(DO THIS): Copy every line in which the string "chart" occurs.

--------------------

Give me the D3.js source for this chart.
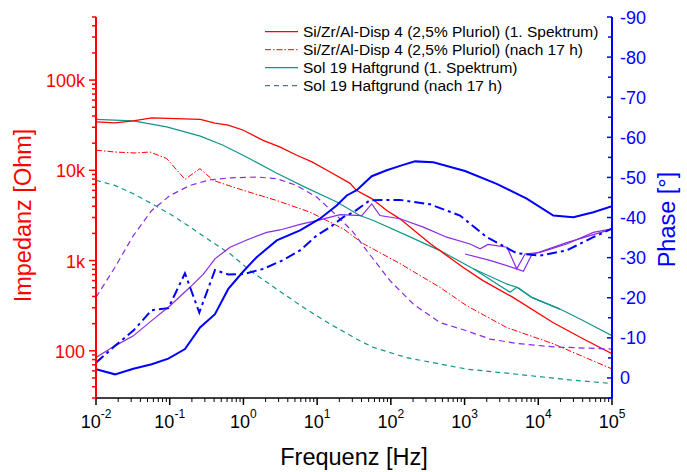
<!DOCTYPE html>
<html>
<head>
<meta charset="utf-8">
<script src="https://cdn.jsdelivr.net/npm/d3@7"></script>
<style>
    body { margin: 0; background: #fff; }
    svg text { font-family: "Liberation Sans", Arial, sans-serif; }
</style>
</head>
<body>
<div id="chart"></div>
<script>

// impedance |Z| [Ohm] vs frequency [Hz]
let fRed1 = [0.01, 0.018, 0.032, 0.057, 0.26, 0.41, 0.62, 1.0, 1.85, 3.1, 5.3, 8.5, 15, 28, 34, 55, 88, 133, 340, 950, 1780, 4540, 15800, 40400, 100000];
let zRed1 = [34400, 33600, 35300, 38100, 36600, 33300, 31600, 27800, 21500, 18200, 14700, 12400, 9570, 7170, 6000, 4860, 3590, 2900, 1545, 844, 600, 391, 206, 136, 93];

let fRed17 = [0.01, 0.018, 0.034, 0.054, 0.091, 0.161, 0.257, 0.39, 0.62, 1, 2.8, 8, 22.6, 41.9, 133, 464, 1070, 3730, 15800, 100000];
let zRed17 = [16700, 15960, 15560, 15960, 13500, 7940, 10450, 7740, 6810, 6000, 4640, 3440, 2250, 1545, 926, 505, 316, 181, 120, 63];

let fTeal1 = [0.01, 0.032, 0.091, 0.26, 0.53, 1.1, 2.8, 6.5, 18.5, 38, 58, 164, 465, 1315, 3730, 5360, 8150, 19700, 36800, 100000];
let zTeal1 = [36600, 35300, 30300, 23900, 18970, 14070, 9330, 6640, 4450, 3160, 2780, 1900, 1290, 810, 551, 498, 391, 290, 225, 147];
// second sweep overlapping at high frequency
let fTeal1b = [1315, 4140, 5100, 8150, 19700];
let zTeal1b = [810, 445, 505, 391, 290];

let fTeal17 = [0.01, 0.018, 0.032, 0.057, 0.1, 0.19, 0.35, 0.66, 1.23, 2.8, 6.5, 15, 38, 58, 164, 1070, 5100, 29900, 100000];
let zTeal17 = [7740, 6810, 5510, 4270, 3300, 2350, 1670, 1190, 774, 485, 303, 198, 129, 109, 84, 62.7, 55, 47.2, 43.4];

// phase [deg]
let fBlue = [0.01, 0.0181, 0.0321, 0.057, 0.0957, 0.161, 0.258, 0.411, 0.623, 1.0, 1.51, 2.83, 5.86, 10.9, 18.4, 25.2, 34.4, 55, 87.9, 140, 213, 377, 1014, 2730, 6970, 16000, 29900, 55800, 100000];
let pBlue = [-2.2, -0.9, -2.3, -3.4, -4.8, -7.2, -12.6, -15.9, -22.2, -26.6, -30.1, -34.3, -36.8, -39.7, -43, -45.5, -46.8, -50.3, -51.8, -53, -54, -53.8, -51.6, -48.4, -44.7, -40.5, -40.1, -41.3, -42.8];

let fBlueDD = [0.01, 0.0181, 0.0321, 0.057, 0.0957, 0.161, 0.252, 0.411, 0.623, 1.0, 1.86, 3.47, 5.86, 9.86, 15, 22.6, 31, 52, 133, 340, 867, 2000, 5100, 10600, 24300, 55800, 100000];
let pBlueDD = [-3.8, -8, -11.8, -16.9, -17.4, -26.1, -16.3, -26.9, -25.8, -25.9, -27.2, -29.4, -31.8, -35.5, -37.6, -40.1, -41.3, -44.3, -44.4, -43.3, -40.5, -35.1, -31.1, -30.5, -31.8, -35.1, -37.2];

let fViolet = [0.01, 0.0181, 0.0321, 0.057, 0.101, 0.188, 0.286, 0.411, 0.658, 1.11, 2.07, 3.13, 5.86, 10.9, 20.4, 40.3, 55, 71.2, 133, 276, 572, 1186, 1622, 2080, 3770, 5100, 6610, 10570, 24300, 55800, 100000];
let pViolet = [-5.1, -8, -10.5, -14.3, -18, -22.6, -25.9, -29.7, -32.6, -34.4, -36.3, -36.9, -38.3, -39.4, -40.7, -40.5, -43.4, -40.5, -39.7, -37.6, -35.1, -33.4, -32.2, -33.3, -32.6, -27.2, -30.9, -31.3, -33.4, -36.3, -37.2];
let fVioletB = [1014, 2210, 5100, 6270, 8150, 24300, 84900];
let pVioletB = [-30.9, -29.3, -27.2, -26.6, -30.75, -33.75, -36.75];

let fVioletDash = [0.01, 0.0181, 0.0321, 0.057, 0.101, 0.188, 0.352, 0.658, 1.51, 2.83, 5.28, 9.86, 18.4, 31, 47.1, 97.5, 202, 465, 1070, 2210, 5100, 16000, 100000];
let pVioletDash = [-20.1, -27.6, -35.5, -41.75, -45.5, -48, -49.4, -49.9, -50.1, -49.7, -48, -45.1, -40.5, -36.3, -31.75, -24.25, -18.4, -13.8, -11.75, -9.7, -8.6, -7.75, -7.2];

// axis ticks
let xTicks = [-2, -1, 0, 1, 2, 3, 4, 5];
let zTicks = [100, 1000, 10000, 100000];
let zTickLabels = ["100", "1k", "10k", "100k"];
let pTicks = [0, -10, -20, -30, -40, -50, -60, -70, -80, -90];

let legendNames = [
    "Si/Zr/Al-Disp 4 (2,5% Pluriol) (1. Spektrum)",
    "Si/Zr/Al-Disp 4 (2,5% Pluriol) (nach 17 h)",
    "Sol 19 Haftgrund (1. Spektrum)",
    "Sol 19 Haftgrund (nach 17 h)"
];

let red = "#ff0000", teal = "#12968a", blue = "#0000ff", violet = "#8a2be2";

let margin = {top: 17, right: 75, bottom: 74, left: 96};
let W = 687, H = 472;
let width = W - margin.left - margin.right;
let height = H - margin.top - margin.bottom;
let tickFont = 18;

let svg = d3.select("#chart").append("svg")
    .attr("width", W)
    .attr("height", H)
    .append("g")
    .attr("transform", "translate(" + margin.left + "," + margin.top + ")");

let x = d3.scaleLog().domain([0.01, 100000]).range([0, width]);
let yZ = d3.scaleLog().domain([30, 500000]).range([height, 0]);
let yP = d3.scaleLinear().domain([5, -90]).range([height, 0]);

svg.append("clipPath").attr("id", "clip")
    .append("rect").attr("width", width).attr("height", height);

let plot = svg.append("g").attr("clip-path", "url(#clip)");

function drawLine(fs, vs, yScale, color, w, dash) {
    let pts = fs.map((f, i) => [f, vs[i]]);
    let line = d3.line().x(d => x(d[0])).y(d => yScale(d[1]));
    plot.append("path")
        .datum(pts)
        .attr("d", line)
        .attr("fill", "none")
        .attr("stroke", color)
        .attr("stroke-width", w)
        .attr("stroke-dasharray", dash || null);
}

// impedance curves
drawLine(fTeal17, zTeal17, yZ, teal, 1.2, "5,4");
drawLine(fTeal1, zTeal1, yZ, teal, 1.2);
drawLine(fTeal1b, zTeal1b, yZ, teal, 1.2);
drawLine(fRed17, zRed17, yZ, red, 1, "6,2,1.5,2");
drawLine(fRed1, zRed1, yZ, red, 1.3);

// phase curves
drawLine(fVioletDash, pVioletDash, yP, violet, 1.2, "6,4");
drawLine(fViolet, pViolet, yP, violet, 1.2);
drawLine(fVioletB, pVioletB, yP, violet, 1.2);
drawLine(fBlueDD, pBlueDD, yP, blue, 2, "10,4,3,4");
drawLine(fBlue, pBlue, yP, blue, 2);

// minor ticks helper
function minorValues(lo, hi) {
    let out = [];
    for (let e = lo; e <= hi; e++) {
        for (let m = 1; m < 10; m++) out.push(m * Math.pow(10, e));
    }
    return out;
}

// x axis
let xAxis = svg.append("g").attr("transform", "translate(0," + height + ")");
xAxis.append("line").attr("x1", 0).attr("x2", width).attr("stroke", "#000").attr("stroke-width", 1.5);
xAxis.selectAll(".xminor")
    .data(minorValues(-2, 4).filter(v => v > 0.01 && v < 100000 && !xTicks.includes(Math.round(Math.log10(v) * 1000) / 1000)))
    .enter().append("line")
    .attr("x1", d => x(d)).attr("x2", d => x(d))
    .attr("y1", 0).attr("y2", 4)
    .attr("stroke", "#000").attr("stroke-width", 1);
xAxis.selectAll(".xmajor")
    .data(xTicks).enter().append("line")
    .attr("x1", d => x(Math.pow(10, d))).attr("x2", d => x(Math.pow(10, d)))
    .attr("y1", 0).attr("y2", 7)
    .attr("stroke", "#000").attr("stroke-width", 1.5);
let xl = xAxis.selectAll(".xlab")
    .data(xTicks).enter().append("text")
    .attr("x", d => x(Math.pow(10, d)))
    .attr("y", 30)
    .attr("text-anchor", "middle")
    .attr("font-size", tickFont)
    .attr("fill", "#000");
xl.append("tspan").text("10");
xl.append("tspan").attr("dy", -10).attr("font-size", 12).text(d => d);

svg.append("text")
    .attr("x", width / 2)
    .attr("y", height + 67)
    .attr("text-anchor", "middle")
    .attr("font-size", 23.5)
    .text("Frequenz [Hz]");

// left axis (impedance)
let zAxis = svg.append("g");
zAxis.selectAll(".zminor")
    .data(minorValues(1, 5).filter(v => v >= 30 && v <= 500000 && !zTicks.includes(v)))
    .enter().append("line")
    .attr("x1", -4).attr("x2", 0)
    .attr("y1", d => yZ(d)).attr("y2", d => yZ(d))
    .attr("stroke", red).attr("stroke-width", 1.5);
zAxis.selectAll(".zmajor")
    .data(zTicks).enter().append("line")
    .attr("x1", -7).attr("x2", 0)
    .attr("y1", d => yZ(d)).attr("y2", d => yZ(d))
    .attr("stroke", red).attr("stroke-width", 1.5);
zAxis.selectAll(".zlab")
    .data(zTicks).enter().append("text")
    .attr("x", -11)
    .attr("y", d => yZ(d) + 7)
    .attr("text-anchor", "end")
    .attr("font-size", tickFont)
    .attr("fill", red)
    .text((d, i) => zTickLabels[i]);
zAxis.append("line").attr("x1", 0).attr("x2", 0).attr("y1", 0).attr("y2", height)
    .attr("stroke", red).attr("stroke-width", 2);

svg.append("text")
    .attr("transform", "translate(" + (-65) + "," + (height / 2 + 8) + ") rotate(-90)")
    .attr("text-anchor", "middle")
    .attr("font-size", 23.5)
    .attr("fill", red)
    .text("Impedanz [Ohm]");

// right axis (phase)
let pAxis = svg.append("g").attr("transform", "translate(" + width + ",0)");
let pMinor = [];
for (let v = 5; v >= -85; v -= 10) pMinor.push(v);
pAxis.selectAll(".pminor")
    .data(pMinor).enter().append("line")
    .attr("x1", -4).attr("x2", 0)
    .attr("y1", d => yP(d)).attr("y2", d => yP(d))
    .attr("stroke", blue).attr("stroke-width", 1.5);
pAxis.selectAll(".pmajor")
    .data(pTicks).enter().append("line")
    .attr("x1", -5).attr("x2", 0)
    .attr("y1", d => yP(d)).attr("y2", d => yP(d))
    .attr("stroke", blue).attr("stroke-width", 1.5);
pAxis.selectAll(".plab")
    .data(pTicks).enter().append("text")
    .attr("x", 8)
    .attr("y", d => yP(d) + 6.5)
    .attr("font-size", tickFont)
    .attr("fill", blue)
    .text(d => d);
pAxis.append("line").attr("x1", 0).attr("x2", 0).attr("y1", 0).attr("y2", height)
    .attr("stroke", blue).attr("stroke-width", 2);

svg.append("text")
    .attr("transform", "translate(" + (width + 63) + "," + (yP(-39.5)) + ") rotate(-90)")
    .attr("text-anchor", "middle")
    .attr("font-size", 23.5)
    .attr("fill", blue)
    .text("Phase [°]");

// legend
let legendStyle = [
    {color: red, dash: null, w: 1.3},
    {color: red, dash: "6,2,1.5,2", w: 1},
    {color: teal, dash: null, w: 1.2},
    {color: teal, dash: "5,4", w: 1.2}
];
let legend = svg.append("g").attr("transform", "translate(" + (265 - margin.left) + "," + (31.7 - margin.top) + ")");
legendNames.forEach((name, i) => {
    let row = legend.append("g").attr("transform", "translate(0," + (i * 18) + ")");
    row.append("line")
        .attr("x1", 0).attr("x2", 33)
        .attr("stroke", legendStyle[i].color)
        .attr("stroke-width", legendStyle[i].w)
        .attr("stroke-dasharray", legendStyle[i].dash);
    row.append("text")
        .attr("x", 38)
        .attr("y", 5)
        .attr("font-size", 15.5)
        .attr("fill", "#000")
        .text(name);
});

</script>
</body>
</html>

--------------------

(ANSWER BELOW):
Give me the D3.js source for this chart.
<div id="chart"></div>
let svg = d3.select("#chart").append("svg")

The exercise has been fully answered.